Start of Information provided

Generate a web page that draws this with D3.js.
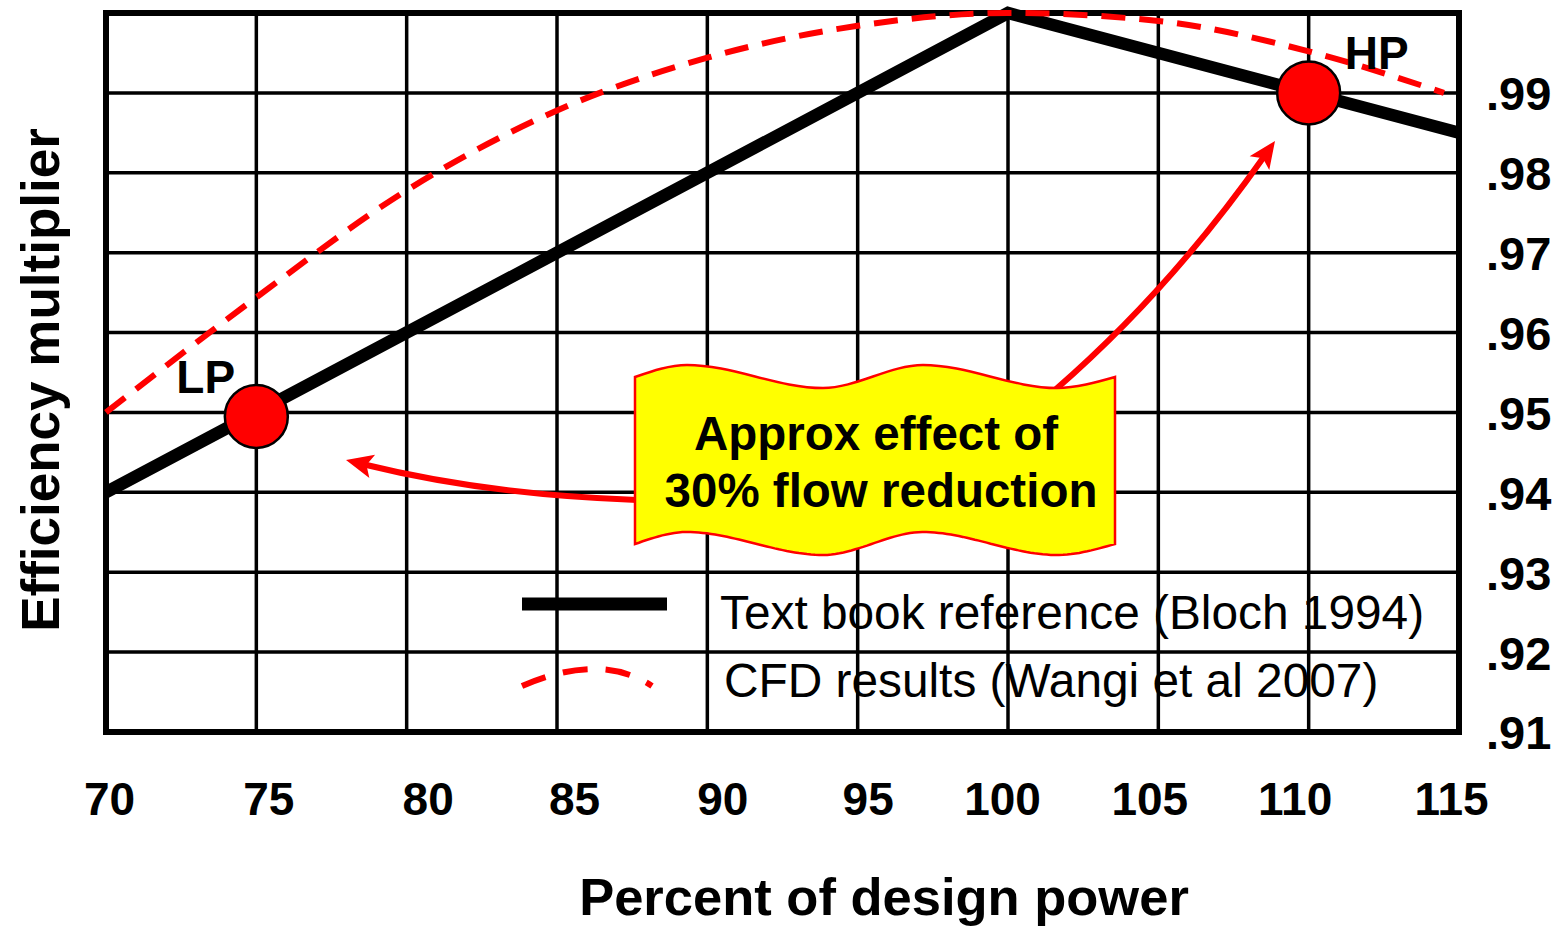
<!DOCTYPE html>
<html>
<head>
<meta charset="utf-8">
<script src="https://cdn.jsdelivr.net/npm/d3@7"></script>
<style>
  body { margin: 0; background: #fff; }
  svg text { font-family: "Liberation Sans", Arial, sans-serif; fill: #000; }
</style>
</head>
<body>
<div id="chart"></div>
<script>
// data
var xTicks = [70, 75, 80, 85, 90, 95, 100, 105, 110, 115];
var yTicks = [0.91, 0.92, 0.93, 0.94, 0.95, 0.96, 0.97, 0.98, 0.99];
var yGrid = [0.91, 0.92, 0.93, 0.94, 0.95, 0.96, 0.97, 0.98, 0.99, 1.00];

// text book reference (Bloch 1994)
var bookPower = [70, 100, 115];
var bookEff = [0.940, 1.000, 0.985];

// CFD results (Wangi et al 2007)
var cfdPower = [70, 75, 80, 85, 90, 95, 100, 105, 110, 114.5];
var cfdEff = [0.950, 0.9644, 0.9778, 0.9878, 0.9944, 0.9984, 1.000, 0.999, 0.9952, 0.990];

// operating points
var opNames = ["LP", "HP"];
var opPower = [75, 110];
var opEff = [0.9495, 0.99];

var legendNames = ["Text book reference (Bloch 1994)", "CFD results (Wangi et al 2007)"];

// labels in the original sit a little off their grid lines
var tickNudge = [3, 12, 21, 17, 15, 10, -6, -9, -14, -8];

var W = 1559, H = 927;
var plotL = 106, plotR = 1459, plotT = 13, plotB = 732;

var svg = d3.select("#chart").append("svg")
  .attr("width", W)
  .attr("height", H);

var x = d3.scaleLinear().domain([70, 115]).range([plotL, plotR]);
var y = d3.scaleLinear().domain([0.91, 1.00]).range([plotB, plotT]);

// grid
var g = svg.append("g");
g.selectAll("line.vgrid")
  .data(xTicks)
  .enter().append("line")
  .attr("x1", function(d) { return x(d); })
  .attr("x2", function(d) { return x(d); })
  .attr("y1", plotT).attr("y2", plotB)
  .attr("stroke", "#000").attr("stroke-width", 3.5);

g.selectAll("line.hgrid")
  .data(yGrid)
  .enter().append("line")
  .attr("x1", plotL - 3).attr("x2", plotR)
  .attr("y1", function(d) { return y(d); })
  .attr("y2", function(d) { return y(d); })
  .attr("stroke", "#000").attr("stroke-width", 3.5);

// frame
g.append("rect")
  .attr("x", plotL).attr("y", plotT)
  .attr("width", plotR - plotL).attr("height", plotB - plotT)
  .attr("fill", "none").attr("stroke", "#000").attr("stroke-width", 6);

// x tick labels
var xAxis = d3.axisBottom(x).tickValues(xTicks).tickSize(0).tickPadding(0)
  .tickFormat(d3.format("d"));
var xa = svg.append("g").attr("transform", "translate(0,815)").call(xAxis);
xa.select(".domain").remove();
xa.selectAll("text")
  .attr("dy", 0)
  .attr("x", function(d, i) { return tickNudge[i]; })
  .style("font-size", "46px").style("font-weight", "bold")
  .style("font-family", "'Liberation Sans', Arial, sans-serif").attr("fill", "#000");

// y tick labels on the right
var yAxis = d3.axisRight(y).tickValues(yTicks).tickSize(0).tickPadding(0)
  .tickFormat(function(d) { return d3.format(".2f")(d).replace(/^0/, ""); });
var ya = svg.append("g").attr("transform", "translate(1486,0)").call(yAxis);
ya.select(".domain").remove();
ya.selectAll("text")
  .attr("dy", "0.36em")
  .style("font-size", "47px").style("font-weight", "bold")
  .style("font-family", "'Liberation Sans', Arial, sans-serif").attr("fill", "#000");

// axis titles
svg.append("text")
  .attr("x", 884).attr("y", 915)
  .attr("text-anchor", "middle")
  .style("font-size", "52.5px").style("font-weight", "bold")
  .text("Percent of design power");

svg.append("text")
  .attr("transform", "translate(59,380) rotate(-90)")
  .attr("text-anchor", "middle")
  .style("font-size", "53px").style("font-weight", "bold")
  .text("Efficiency multiplier");

// lines
var line = d3.line()
  .x(function(d) { return x(d[0]); })
  .y(function(d) { return y(d[1]); });

svg.append("path")
  .datum(d3.zip(bookPower, bookEff))
  .attr("d", line)
  .attr("fill", "none").attr("stroke", "#000").attr("stroke-width", 12.5);

svg.append("path")
  .datum(d3.zip(cfdPower, cfdEff))
  .attr("d", line.curve(d3.curveMonotoneX))
  .attr("fill", "none").attr("stroke", "#ff0000").attr("stroke-width", 6)
  .attr("stroke-dasharray", "24,14");

// arrows: quadratic shaft with a drawn head
function arrow(p0, c, tip, w, headLen, headHalf) {
  var dx = tip[0] - c[0], dy = tip[1] - c[1];
  var n = Math.sqrt(dx * dx + dy * dy);
  var ux = dx / n, uy = dy / n;
  var end = [tip[0] - ux * headLen * 0.7, tip[1] - uy * headLen * 0.7];
  svg.append("path")
    .attr("d", "M" + p0 + "Q" + c + " " + end)
    .attr("fill", "none").attr("stroke", "#ff0000").attr("stroke-width", w);
  var bx = tip[0] - ux * headLen, by = tip[1] - uy * headLen;
  var nx = bx - ux * 0 , ny = by;
  svg.append("path")
    .attr("d", "M" + tip + "L" + [bx - uy * headHalf, by + ux * headHalf] +
      "L" + [tip[0] - ux * headLen * 0.78, tip[1] - uy * headLen * 0.78] +
      "L" + [bx + uy * headHalf, by - ux * headHalf] + "Z")
    .attr("fill", "#ff0000");
}
arrow([1055, 390], [1170, 290], [1275, 141], 6, 27, 12);
arrow([637, 500], [488, 495], [346, 460], 6, 27, 12);

// banner (double wave)
var waveTop = [[635, 377], [687, 365], [823, 388], [923, 365], [1057, 388], [1115, 377]];
var waveDrop = 167;
var wave = d3.line().curve(d3.curveMonotoneX);
var topD = wave(waveTop);
var bottomPts = waveTop.map(function(p) { return [p[0], p[1] + waveDrop]; });
var tmp = svg.append("path").attr("d", wave(bottomPts)).attr("fill", "none");
var len = tmp.node().getTotalLength();
var back = [];
for (var i = 0; i <= 120; i++) {
  var p = tmp.node().getPointAtLength(len * (1 - i / 120));
  back.push(p.x.toFixed(1) + "," + p.y.toFixed(1));
}
tmp.remove();

var banner = svg.append("g");
banner.append("path")
  .attr("d", topD + "L" + back.join("L") + "Z")
  .attr("fill", "#ffff00").attr("stroke", "#ff0000").attr("stroke-width", 2.5);

banner.append("text")
  .attr("x", 876).attr("y", 450)
  .attr("text-anchor", "middle")
  .style("font-size", "47.5px").style("font-weight", "bold")
  .text("Approx effect of");
banner.append("text")
  .attr("x", 881).attr("y", 507)
  .attr("text-anchor", "middle")
  .style("font-size", "47.5px").style("font-weight", "bold")
  .text("30% flow reduction");

// operating points
svg.selectAll("circle.op")
  .data(opNames)
  .enter().append("circle")
  .attr("class", "op")
  .attr("cx", function(d, i) { return x(opPower[i]); })
  .attr("cy", function(d, i) { return y(opEff[i]); })
  .attr("r", 31.5)
  .attr("fill", "#ff0000").attr("stroke", "#000").attr("stroke-width", 2.5);

var opLabelPos = [[-80, -23], [36, -24]];
svg.selectAll("text.op")
  .data(opNames)
  .enter().append("text")
  .attr("class", "op")
  .attr("x", function(d, i) { return x(opPower[i]) + opLabelPos[i][0]; })
  .attr("y", function(d, i) { return y(opEff[i]) + opLabelPos[i][1]; })
  .style("font-size", "46px").style("font-weight", "bold")
  .text(function(d) { return d; });

// legend
svg.append("line")
  .attr("x1", 522).attr("x2", 667)
  .attr("y1", 604).attr("y2", 604)
  .attr("stroke", "#000").attr("stroke-width", 13);

svg.append("path")
  .attr("d", "M522,686 Q600,652 652,686")
  .attr("fill", "none").attr("stroke", "#ff0000").attr("stroke-width", 6)
  .attr("stroke-dasharray", "25,18");

svg.selectAll("text.legend")
  .data(legendNames)
  .enter().append("text")
  .attr("class", "legend")
  .attr("x", function(d, i) { return i === 0 ? 720 : 724; })
  .attr("y", function(d, i) { return i === 0 ? 629 : 697; })
  .style("font-size", "47.8px")
  .text(function(d) { return d; });
</script>
</body>
</html>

End of Information provided

● To be done: Your task is to restate word for word the lines from the top of the data to the line containing "0.98, 0.99, 1.00];", both ends included, with every picture left out.

● The reply:
Generate a web page that draws this with D3.js.
<!DOCTYPE html>
<html>
<head>
<meta charset="utf-8">
<script src="https://cdn.jsdelivr.net/npm/d3@7"></script>
<style>
  body { margin: 0; background: #fff; }
  svg text { font-family: "Liberation Sans", Arial, sans-serif; fill: #000; }
</style>
</head>
<body>
<div id="chart"></div>
<script>
// data
var xTicks = [70, 75, 80, 85, 90, 95, 100, 105, 110, 115];
var yTicks = [0.91, 0.92, 0.93, 0.94, 0.95, 0.96, 0.97, 0.98, 0.99];
var yGrid = [0.91, 0.92, 0.93, 0.94, 0.95, 0.96, 0.97, 0.98, 0.99, 1.00];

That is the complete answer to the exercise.